Montana is one of only two states that are home to all three species of bluebirds—Eastern, Mountain and Western. Its landscape holds some of the most diverse habitat in the country—from the near-rainforest conditions of the northwestern corner, to the Continental Divide, to the arid plains of the east and the alpine tundra of the south. With this diverse habitat comes a wonderful variety of birds: the Calliope Hummingbird, the smallest American bird, the stately Bald Eagle, and almost 300 other species that breed in the state. Another 120 species have been seen on their way to or from distant breeding ranges.
Where does one go to see birds in Montana? That’s almost like asking where one goes to see a scenic landscape in Montana— just about anywhere will do. But there are several well known birding “hot spots” which attract birders from all over the world, and they all have one thing in common: water.
Whether it be a lake, a river or a woodland stream, a prairie pothole or a spring-fed creek, bird species tend to concentrate around wet areas - as do plant and insect species, critical elements of their natural support system. Not by coincidence, our wildlife refuge system is also based on wetland areas, and these are some of the best places to observe our native birds.
Montana has twenty-one National Wildlife Refuges scattered throughout the state, many of them with visitor centers staffed with knowledgeable and friendly people. Four refuges comprise the National Bison Range complex in northwestern Montana and together cover the most diverse habitat and more than 14,000 acres. The largest in the state is the Charles M. Russell NWR, which covers 1700 square miles, including the massive Fort Peck Reservoir.
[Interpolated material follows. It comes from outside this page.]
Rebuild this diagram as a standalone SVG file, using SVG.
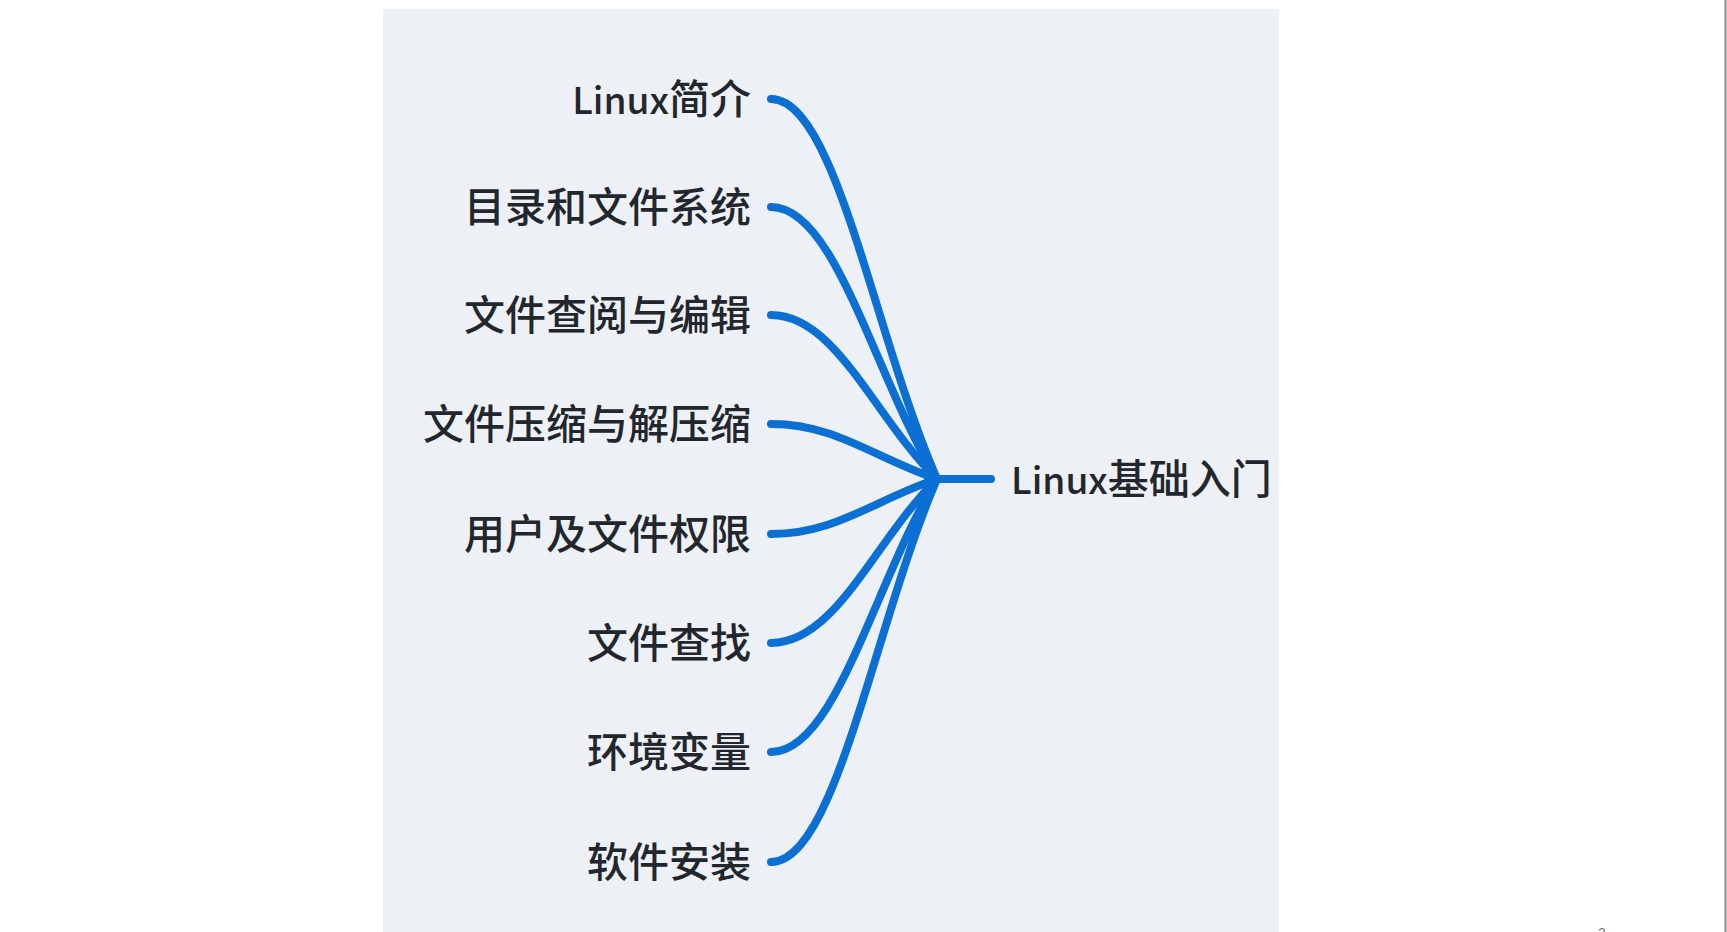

Benton Lake NWR, just north of Great Falls, has been recognized by the Western Hemisphere Shorebird Reserve Network as an internationally significant shorebird site. Some of the breeding shorebirds you will see as you drive along the levees are Long-billed Curlews and Marbled Godwits, American Avocets and Wilson’s Phalaropes, the latter a small bird that spins little circles in the water like a bathtub toy. Shorebirds, however, make up only a fraction of the species at Benton Lake. Burrowing Owls nest in old prairie dog holes; male Sharp-tailed Grouse dance for their mates a short distance from a viewing blind; Yellow-headed Blackbirds holler out their raucous call from the tips of cattails; Golden Eagles and Northern Harriers hunt high and low over the grasslands; and the exquisite liquid call of the Western Meadowlark (Montana’s state bird) floats across the refuge from all directions.
Just to the west of Benton Lake NWR is Freezeout Lake Wildlife Management Area near Fairfield. Despite its own delightful variety of bird species, Freezeout is famous for one thing: the spectacle of 300,000 Snow Geese and 10,000 Tundra Swans that use it as a staging area on their way south each fall. Upwards of 60,000 geese will be on the lake or feeding in the adjacent barley fields on a single autumn day, and the rush of wings from a 10,000-plus flock of these beautiful black and white birds suddenly rising off the water is a sound like no other, carrying for miles across the prairie. In March the geese, swans and other waterfowl stop again at Freezeout on their way north to breeding grounds in Saskatchewan and Alberta.
The Ninepipe and Pablo NWR complex in northwestern Montana lies in the shadow of the stunning Mission Mountains and consists of more than 800 glacial potholes, a 1770-acre reservoir, and miles of surrounding grassland. If you drive in at dawn, you might see a Short-eared Owl perched on a fencepost while Marsh Wrens chatter away in the cattails. Out on the water, among the many nesting waterfowl species, you can see large numbers of Double-crested Cormorants and White Pelicans, as well as the occasional eagle. Look up now and then and you may see Black Swifts, feeding on insects among the many swallows.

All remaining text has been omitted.